## Task objective
Copy out each line exactly; pictures stay out of the copy.

## Recorded information

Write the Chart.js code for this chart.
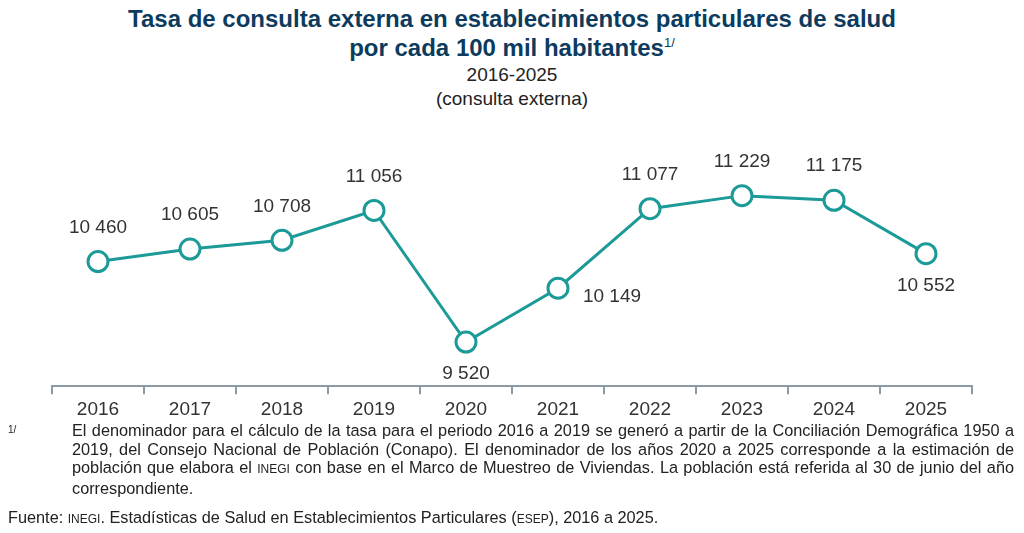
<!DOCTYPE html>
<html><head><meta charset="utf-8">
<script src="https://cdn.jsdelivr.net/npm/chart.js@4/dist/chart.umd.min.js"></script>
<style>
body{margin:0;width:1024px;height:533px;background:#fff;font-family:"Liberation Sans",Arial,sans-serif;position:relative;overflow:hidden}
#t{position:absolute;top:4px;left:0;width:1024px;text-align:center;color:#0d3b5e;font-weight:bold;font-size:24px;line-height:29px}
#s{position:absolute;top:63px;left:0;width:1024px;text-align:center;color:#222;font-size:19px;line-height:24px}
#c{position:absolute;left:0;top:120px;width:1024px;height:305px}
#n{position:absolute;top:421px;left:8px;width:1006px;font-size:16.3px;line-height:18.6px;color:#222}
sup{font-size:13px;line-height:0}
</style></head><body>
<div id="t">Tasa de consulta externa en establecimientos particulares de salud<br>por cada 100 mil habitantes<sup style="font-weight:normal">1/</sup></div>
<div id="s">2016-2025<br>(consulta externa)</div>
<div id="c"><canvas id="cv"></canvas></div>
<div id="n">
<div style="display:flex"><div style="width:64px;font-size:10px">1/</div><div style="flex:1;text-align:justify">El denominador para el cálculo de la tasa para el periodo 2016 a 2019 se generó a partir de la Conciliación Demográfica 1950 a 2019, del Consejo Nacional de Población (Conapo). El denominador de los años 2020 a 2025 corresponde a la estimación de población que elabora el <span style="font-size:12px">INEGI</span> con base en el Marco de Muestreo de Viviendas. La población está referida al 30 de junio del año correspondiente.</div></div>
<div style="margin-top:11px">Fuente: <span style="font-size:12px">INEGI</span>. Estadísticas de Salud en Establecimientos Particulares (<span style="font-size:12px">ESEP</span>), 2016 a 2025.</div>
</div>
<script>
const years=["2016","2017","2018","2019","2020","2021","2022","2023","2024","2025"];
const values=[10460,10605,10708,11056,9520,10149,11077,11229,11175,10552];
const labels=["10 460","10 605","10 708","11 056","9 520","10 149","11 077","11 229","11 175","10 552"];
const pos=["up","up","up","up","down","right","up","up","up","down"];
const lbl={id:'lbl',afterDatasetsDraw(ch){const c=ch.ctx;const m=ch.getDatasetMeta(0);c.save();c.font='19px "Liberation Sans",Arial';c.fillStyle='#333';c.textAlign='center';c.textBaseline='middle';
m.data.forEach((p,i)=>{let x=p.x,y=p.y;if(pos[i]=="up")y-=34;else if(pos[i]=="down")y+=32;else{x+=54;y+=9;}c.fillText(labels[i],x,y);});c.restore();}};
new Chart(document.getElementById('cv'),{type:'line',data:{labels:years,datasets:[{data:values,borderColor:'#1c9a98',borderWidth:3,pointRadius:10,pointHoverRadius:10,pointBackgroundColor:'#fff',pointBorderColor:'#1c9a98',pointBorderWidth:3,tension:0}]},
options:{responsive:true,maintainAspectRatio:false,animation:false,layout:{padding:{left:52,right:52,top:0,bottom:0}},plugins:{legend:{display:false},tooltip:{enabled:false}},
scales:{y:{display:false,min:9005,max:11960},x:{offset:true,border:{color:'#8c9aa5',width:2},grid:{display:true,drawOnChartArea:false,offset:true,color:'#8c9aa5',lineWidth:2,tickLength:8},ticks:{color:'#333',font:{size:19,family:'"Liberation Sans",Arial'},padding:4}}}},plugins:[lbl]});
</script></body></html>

## Result of this task
Write the Chart.js code for this chart.
<!DOCTYPE html>
<html><head><meta charset="utf-8">
<script src="https://cdn.jsdelivr.net/npm/chart.js@4/dist/chart.umd.min.js"></script>
<style>
body{margin:0;width:1024px;height:533px;background:#fff;font-family:"Liberation Sans",Arial,sans-serif;position:relative;overflow:hidden}
#t{position:absolute;top:4px;left:0;width:1024px;text-align:center;color:#0d3b5e;font-weight:bold;font-size:24px;line-height:29px}
#s{position:absolute;top:63px;left:0;width:1024px;text-align:center;color:#222;font-size:19px;line-height:24px}
#c{position:absolute;left:0;top:120px;width:1024px;height:305px}
#n{position:absolute;top:421px;left:8px;width:1006px;font-size:16.3px;line-height:18.6px;color:#222}
sup{font-size:13px;line-height:0}
</style></head><body>
<div id="t">Tasa de consulta externa en establecimientos particulares de salud<br>por cada 100 mil habitantes<sup style="font-weight:normal">1/</sup></div>
<div id="s">2016-2025<br>(consulta externa)</div>
<div id="c"><canvas id="cv"></canvas></div>
<div id="n">
<div style="display:flex"><div style="width:64px;font-size:10px">1/</div><div style="flex:1;text-align:justify">El denominador para el cálculo de la tasa para el periodo 2016 a 2019 se generó a partir de la Conciliación Demográfica 1950 a 2019, del Consejo Nacional de Población (Conapo). El denominador de los años 2020 a 2025 corresponde a la estimación de población que elabora el <span style="font-size:12px">INEGI</span> con base en el Marco de Muestreo de Viviendas. La población está referida al 30 de junio del año correspondiente.</div></div>
<div style="margin-top:11px">Fuente: <span style="font-size:12px">INEGI</span>. Estadísticas de Salud en Establecimientos Particulares (<span style="font-size:12px">ESEP</span>), 2016 a 2025.</div>
</div>
<script>
const years=["2016","2017","2018","2019","2020","2021","2022","2023","2024","2025"];
const values=[10460,10605,10708,11056,9520,10149,11077,11229,11175,10552];
const labels=["10 460","10 605","10 708","11 056","9 520","10 149","11 077","11 229","11 175","10 552"];
const pos=["up","up","up","up","down","right","up","up","up","down"];
const lbl={id:'lbl',afterDatasetsDraw(ch){const c=ch.ctx;const m=ch.getDatasetMeta(0);c.save();c.font='19px "Liberation Sans",Arial';c.fillStyle='#333';c.textAlign='center';c.textBaseline='middle';
m.data.forEach((p,i)=>{let x=p.x,y=p.y;if(pos[i]=="up")y-=34;else if(pos[i]=="down")y+=32;else{x+=54;y+=9;}c.fillText(labels[i],x,y);});c.restore();}};
new Chart(document.getElementById('cv'),{type:'line',data:{labels:years,datasets:[{data:values,borderColor:'#1c9a98',borderWidth:3,pointRadius:10,pointHoverRadius:10,pointBackgroundColor:'#fff',pointBorderColor:'#1c9a98',pointBorderWidth:3,tension:0}]},
options:{responsive:true,maintainAspectRatio:false,animation:false,layout:{padding:{left:52,right:52,top:0,bottom:0}},plugins:{legend:{display:false},tooltip:{enabled:false}},
scales:{y:{display:false,min:9005,max:11960},x:{offset:true,border:{color:'#8c9aa5',width:2},grid:{display:true,drawOnChartArea:false,offset:true,color:'#8c9aa5',lineWidth:2,tickLength:8},ticks:{color:'#333',font:{size:19,family:'"Liberation Sans",Arial'},padding:4}}}},plugins:[lbl]});
</script></body></html>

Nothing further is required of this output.